Berthe – nouvelle de Guy de Maupassant

Berthe – nouvelle de Guy de Maupassant

Lundi, 17 Juillet 2023

Sur la colline de Châtelguyon, le docteur Bonnet raconte les malheurs de Berthe, une simple d'esprit, dont il avait essayé en vain d'éveiller la pensée et de lui parler. Elle était née idiote, dépourvue d’intelligence. Elle ne savait pas parler, ne savait pas reconnaître son père de sa mère. Mais son corps, lui, se développait excellemment.

Elle avait seize ans maintenant et j’ai rarement vu pareille perfection de formes, pareille souplesse et pareille régularité de traits. J'ai dit une Vénus, oui, une Vénus, blonde, grasse, vigoureuse, avec des grands yeux clairs et vides, bleus comme la fleur du lin, et une large bouche aux lèvres rondes, une bouche de gourmande, de sensuelle, une bouche à baisers.

Mais le docteur Bonnet, après de longs efforts, réussit à lui faire reconnaître les heures, en fonction des repas.

Le père de Berthe et le docteur Bonnet se dirent ensuite qu’être mère pourrait peut-être lui faire un choc et la rendre, pas intelligente, mais moins stupide. Il la marièrent donc à M. Gaston du Boys de Lucelles.

Berthe, au bout de quelques semaines, tomba follement amoureuse de lui, et en devint dépendante. Une journée sans lui était une journée pleine de souffrance, où elle souffrait le martyr. M. Gaston aussi s’intéressa à elle les premiers jours puis finit pas se lasser de cette créature muette.

Mais lui se fatigua bien vite de cette belle créature ardente et muette. Il ne passait plus près d'elle que quelques heures dans le jour, trouvant suffisant de lui donner ses nuits.

Bientôt, il ne rentrait même plus lui « donner ses nuits ». Il s’arrangeait pour ne même plus rentrer le soir, il restait toute la nuit au casino avec des femmes autres qu’elle.

Berthe finit par en devenir folle.

Berthe – nouvelle de Guy de Maupassant

Extrait

"Voilà. Il y a vingt ans maintenant, les propriétaires de cet hôtel, mes clients, eurent un enfant, une fille, pareille à toutes les filles.

Mais je m’aperçus bientôt que, si le corps du petit être se développait admirablement, son intelligence demeurait inerte.

Elle marcha de très bonne heure, mais elle refusa absolument de parler. Je la crus sourde d’abord ; puis je constatai qu’elle entendait parfaitement, mais qu’elle ne comprenait pas. Les bruits violents la faisaient tressaillir, l’effrayaient sans qu’elle se rendît compte de leurs causes.

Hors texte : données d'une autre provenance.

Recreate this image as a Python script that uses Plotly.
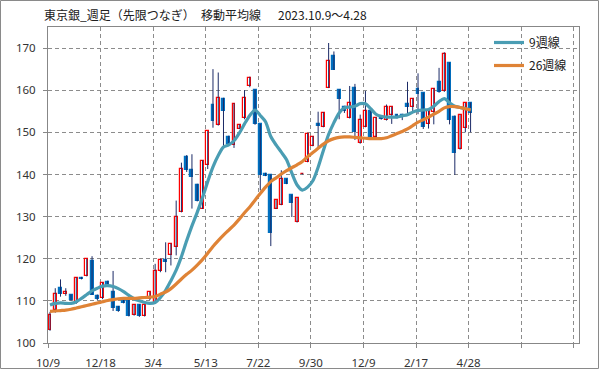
import plotly.graph_objects as go

# ---- data ----
tick_labels = ["10/9", "12/18", "3/4", "5/13", "7/22", "9/30", "12/9", "2/17", "4/28", "", ""]

opens = [103.0, 107.9, 113.0, 111.7, 111.3, 109.5, 115.5, 116.0, 119.5, 111.2,
         110.6, 114.4, 112.1, 108.6, 110.0, 110.2, 106.6, 109.0, 106.4, 110.4,
         109.8, 117.0, 119.8, 120.9, 122.8, 131.1, 144.1, 141.0, 137.5, 131.9,
         142.3, 156.4, 151.8, 158.0, 149.0, 147.0, 150.9, 153.3, 160.9, 160.1,
         151.9, 140.1, 139.8, 131.9, 132.8, 138.9, 135.1, 128.7, 140.0, 143.0,
         146.8, 151.9, 151.3, 160.6, 168.2, 160.1, 156.1, 153.5, 160.5, 147.5,
         151.3, 155.1, 149.0, 153.6, 152.9, 154.0, 154.1, 154.2, 156.7, 156.1,
         160.2, 159.3, 151.9, 154.9, 162.0, 159.7, 166.5, 153.6, 146.0, 151.0,
         157.0]
highs = [107.4, 113.0, 115.1, 113.0, 111.5, 115.6, 115.7, 120.0, 120.6, 111.5,
         114.4, 114.8, 117.1, 108.8, 110.2, 110.8, 109.2, 109.2, 109.1, 112.2,
         118.8, 120.0, 123.9, 123.6, 133.8, 142.8, 144.6, 144.8, 137.8, 143.4,
         150.3, 165.0, 164.2, 158.2, 149.2, 156.9, 151.9, 160.0, 163.2, 160.2,
         152.0, 140.4, 140.0, 134.0, 141.0, 139.0, 135.2, 134.5, 140.3, 149.8,
         149.1, 154.9, 154.8, 171.2, 169.2, 160.2, 156.3, 161.0, 161.5, 154.2,
         159.8, 155.3, 153.6, 154.0, 156.6, 156.1, 154.3, 154.4, 162.0, 158.1,
         164.0, 159.4, 155.1, 160.5, 165.3, 169.0, 166.6, 154.0, 154.2, 157.0,
         157.1]
lows = [102.9, 107.2, 111.0, 111.2, 110.0, 109.3, 115.1, 115.8, 111.4, 110.2,
        110.4, 113.5, 107.6, 107.4, 109.4, 106.3, 106.5, 106.2, 106.3, 110.2,
        109.6, 116.8, 116.8, 118.4, 120.8, 131.0, 140.6, 131.9, 133.6, 131.8,
        141.3, 151.1, 151.6, 146.8, 147.0, 146.3, 150.8, 153.1, 160.7, 151.8,
        136.2, 139.6, 123.0, 131.8, 132.7, 137.7, 129.9, 128.6, 140.0, 142.9,
        146.7, 146.3, 151.2, 160.5, 164.8, 153.1, 154.6, 153.3, 148.2, 147.3,
        151.2, 148.8, 148.9, 153.0, 152.8, 152.0, 153.3, 152.9, 154.1, 154.9,
        154.3, 150.8, 150.9, 151.9, 159.4, 159.6, 151.9, 139.9, 145.9, 150.0,
        150.0]
closes = [106.7, 111.6, 111.6, 112.2, 110.2, 115.4, 115.2, 119.9, 111.4, 110.4,
          114.2, 113.8, 108.4, 107.5, 109.6, 106.4, 109.0, 106.3, 109.0, 112.1,
          117.1, 119.8, 119.3, 123.4, 130.0, 141.4, 141.0, 139.5, 133.7, 143.1,
          150.2, 152.7, 158.2, 155.1, 147.3, 156.8, 151.8, 158.2, 162.9, 151.9,
          139.9, 139.7, 126.0, 133.9, 138.9, 137.8, 133.3, 134.4, 140.2, 149.7,
          149.0, 151.4, 154.7, 167.0, 164.9, 158.0, 155.1, 156.9, 150.0, 152.9,
          155.0, 149.0, 153.5, 153.2, 156.0, 155.9, 153.5, 153.7, 155.9, 158.0,
          159.2, 151.3, 155.0, 160.4, 159.5, 168.6, 152.9, 145.0, 154.0, 156.9,
          154.6]

ma9 = [109.0, 109.4, 109.5, 109.4, 109.4, 109.8, 110.6, 111.5, 112.4, 113.0,
       113.5, 113.6, 113.4, 112.9, 112.2, 111.3, 110.5, 110.0, 109.6, 109.4,
       109.6, 110.8, 112.5, 114.8, 117.3, 120.5, 124.3, 127.8, 131.0, 134.5,
       138.3, 141.8, 144.5, 146.5, 147.0, 148.0, 149.8, 152.0, 154.0, 155.3,
       154.0, 152.5, 149.0, 147.0, 145.3, 143.5, 140.3, 137.5, 136.3, 137.0,
       138.5, 141.7, 145.7, 149.5, 152.3, 154.6, 155.8, 156.0, 156.2, 156.8,
       156.8, 155.6, 154.3, 153.8, 153.6, 153.6, 153.6, 153.9, 154.2, 154.8,
       155.2, 155.3, 155.4, 156.2, 157.3, 158.0, 157.0, 156.2, 155.9, 155.6,
       155.4]
ma26 = [107.5, 107.6, 107.7, 107.8, 108.0, 108.3, 108.6, 108.9, 109.2, 109.5,
        109.8, 110.1, 110.3, 110.5, 110.6, 110.6, 110.6, 110.7, 110.8, 110.9,
        111.0, 111.6, 112.1, 112.9, 114.0, 115.2, 116.3, 117.3, 118.5, 119.8,
        121.3, 122.9, 124.3, 125.6, 126.8, 128.0, 129.4, 130.9, 132.3, 133.9,
        135.5, 137.0, 138.3, 139.2, 140.1, 140.9, 141.6, 142.3, 143.1, 144.2,
        145.2, 146.2, 147.2, 148.0, 148.5, 148.8, 148.9, 148.9, 148.8, 148.7,
        148.6, 148.5, 148.5, 148.5, 148.7, 149.2, 149.7, 150.2, 150.8, 151.6,
        152.4, 153.0, 153.6, 154.3, 155.0, 155.8, 156.1, 156.1, 155.9, 155.6,
        155.3]

# ---- styles ----
RED = "#FF0000"
BLUE = "#0070C0"
WICK = "#1B2A66"
TEAL = "#4A9DB3"
ORANGE = "#DF8336"
GRID = "#8C8C8C"
AXIS = "#878787"

n = len(closes)
x = list(range(n))
slots_per_tick = 10
offset = -0.38  # category slot edge relative to candle centre
tickvals = [k * slots_per_tick + offset for k in range(len(tick_labels))]

# wicks
wx, wy = [], []
for i in range(n):
    wx += [x[i], x[i], None]
    wy += [lows[i], highs[i], None]

up_x = [x[i] for i in range(n) if closes[i] >= opens[i]]
up_base = [opens[i] for i in range(n) if closes[i] >= opens[i]]
up_h = [closes[i] - opens[i] for i in range(n) if closes[i] >= opens[i]]
dn_x = [x[i] for i in range(n) if closes[i] < opens[i]]
dn_base = [closes[i] for i in range(n) if closes[i] < opens[i]]
dn_h = [opens[i] - closes[i] for i in range(n) if closes[i] < opens[i]]

fig = go.Figure()
fig.add_trace(go.Scatter(x=wx, y=wy, mode="lines", line=dict(color=WICK, width=1),
                         showlegend=False, hoverinfo="skip"))
fig.add_trace(go.Bar(x=up_x, y=up_h, base=up_base, width=0.56,
                     marker=dict(color="white", line=dict(color=RED, width=1.2)),
                     showlegend=False))
fig.add_trace(go.Bar(x=dn_x, y=dn_h, base=dn_base, width=0.56,
                     marker=dict(color=BLUE, line=dict(color=BLUE, width=1.2)),
                     showlegend=False))
fig.add_trace(go.Scatter(x=x, y=ma9, mode="lines", name="9週線",
                         line=dict(color=TEAL, width=3.2, shape="spline", smoothing=0.8),
                         legendgroup="a"))
fig.add_trace(go.Scatter(x=x, y=ma26, mode="lines", name="26週線",
                         line=dict(color=ORANGE, width=3.2, shape="spline", smoothing=0.8),
                         legendgroup="b"))

W, H = 599, 369
ml, mr, mt, mb = 48, 20, 27, 26
pw, ph = W - ml - mr, H - mt - mb

fig.update_layout(
    width=W, height=H,
    margin=dict(l=ml, r=mr, t=mt, b=mb, pad=0, autoexpand=False),
    paper_bgcolor="white", plot_bgcolor="white",
    barmode="overlay", bargap=0,
    font=dict(family="Noto Sans, Noto Sans CJK JP", size=11.5, color="#333333"),
    legend=dict(x=(489 - ml) / pw, y=1 - (28 - mt) / ph, xanchor="left", yanchor="top",
                bgcolor="rgba(0,0,0,0)", borderwidth=0, tracegroupgap=4,
                font=dict(family="Noto Sans CJK JP", size=12, color="#202020")),
    showlegend=True,
)
fig.update_xaxes(range=[offset, offset + 101], tickvals=tickvals, ticktext=tick_labels,
                 showgrid=True, gridcolor=GRID, griddash="4px,3px", gridwidth=1,
                 showline=True, linecolor=AXIS, linewidth=1, mirror=True,
                 ticks="outside", ticklen=4, tickcolor=AXIS, zeroline=False,
                 ticklabelstandoff=5, automargin=False)
fig.update_yaxes(range=[100, 175], tickvals=[100, 110, 120, 130, 140, 150, 160, 170],
                 showgrid=True, gridcolor=GRID, griddash="4px,3px", gridwidth=1,
                 showline=True, linecolor=AXIS, linewidth=1, mirror=True,
                 ticks="outside", ticklen=4, tickcolor=AXIS, zeroline=False,
                 ticklabelstandoff=5, automargin=False)

# outer chart border
fig.add_shape(type="rect", xref="paper", yref="paper",
              x0=(0.5 - ml) / pw, x1=(W - 0.5 - ml) / pw,
              y0=-(mb - 0.5) / ph, y1=1 + (mt - 0.5) / ph,
              line=dict(color="#8A8A8A", width=1), fillcolor="rgba(0,0,0,0)", layer="below")

title_parts = [("東京銀_週足（先限つなぎ）", 41.7), ("移動平均線", 199), ("2023.10.9～4.28", 276)]
for txt, px in title_parts:
    fig.add_annotation(text=txt, xref="paper", yref="paper", x=(px - ml) / pw,
                       y=1 + (mt - 14) / ph, xanchor="left", yanchor="middle",
                       showarrow=False,
                       font=dict(family="Noto Sans CJK JP", size=12, color="#202020"))

fig.write_html("out.html", config={"displayModeBar": False},
               post_script="document.body.style.margin='0';document.body.style.overflow='hidden';")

Elle grandit ; elle était superbe, et muette, muette par défaut d’intelligence. J’essayai de tous les moyens pour amener dans cette tête une lueur de pensée ; rien ne réussit. J’avais cru remarquer qu’elle reconnaissait sa nourrice ; une fois sevrée, elle ne reconnut pas sa mère. Elle ne sut jamais dire ce mot, le premier que les enfants prononcent et le dernier que murmurent les soldats mourant sur les champs de bataille : « Maman ! » Elle essayait parfois des bégaiements, des vagissements, rien de plus.

Quand il faisait beau, elle riait tout le temps en poussant des cris légers qu’on pouvait comparer à des gazouillements d’oiseau ; quand il pleuvait, elle pleurait et gémissait d’une façon lugubre, effrayante, pareille à la plainte des chiens qui hurlent à la mort.

Elle aimait se rouler dans l’herbe à la façon des jeunes bêtes, et courir comme une folle, et elle battait des mains chaque matin si elle voyait le soleil entrer dans sa chambre. Quand on ouvrait sa fenêtre, elle battait des mains en s’agitant dans son lit, pour qu’on l’habillât tout de suite.

Elle ne paraissait faire d’ailleurs aucune distinction entre les gens, entre sa mère et sa bonne, entre son père et moi, entre le cocher et la cuisinière.

J’aimais ses parents, si malheureux, et je venais presque tous les jours les voir. Je dînais aussi souvent chez eux, ce qui me permit de remarquer que Berthe (on l’avait nommée Berthe) semblait reconnaître les plats et préférer les uns aux autres.

Elle avait alors douze ans. Elle était formée comme une fille de dix-huit, et plus grande que moi."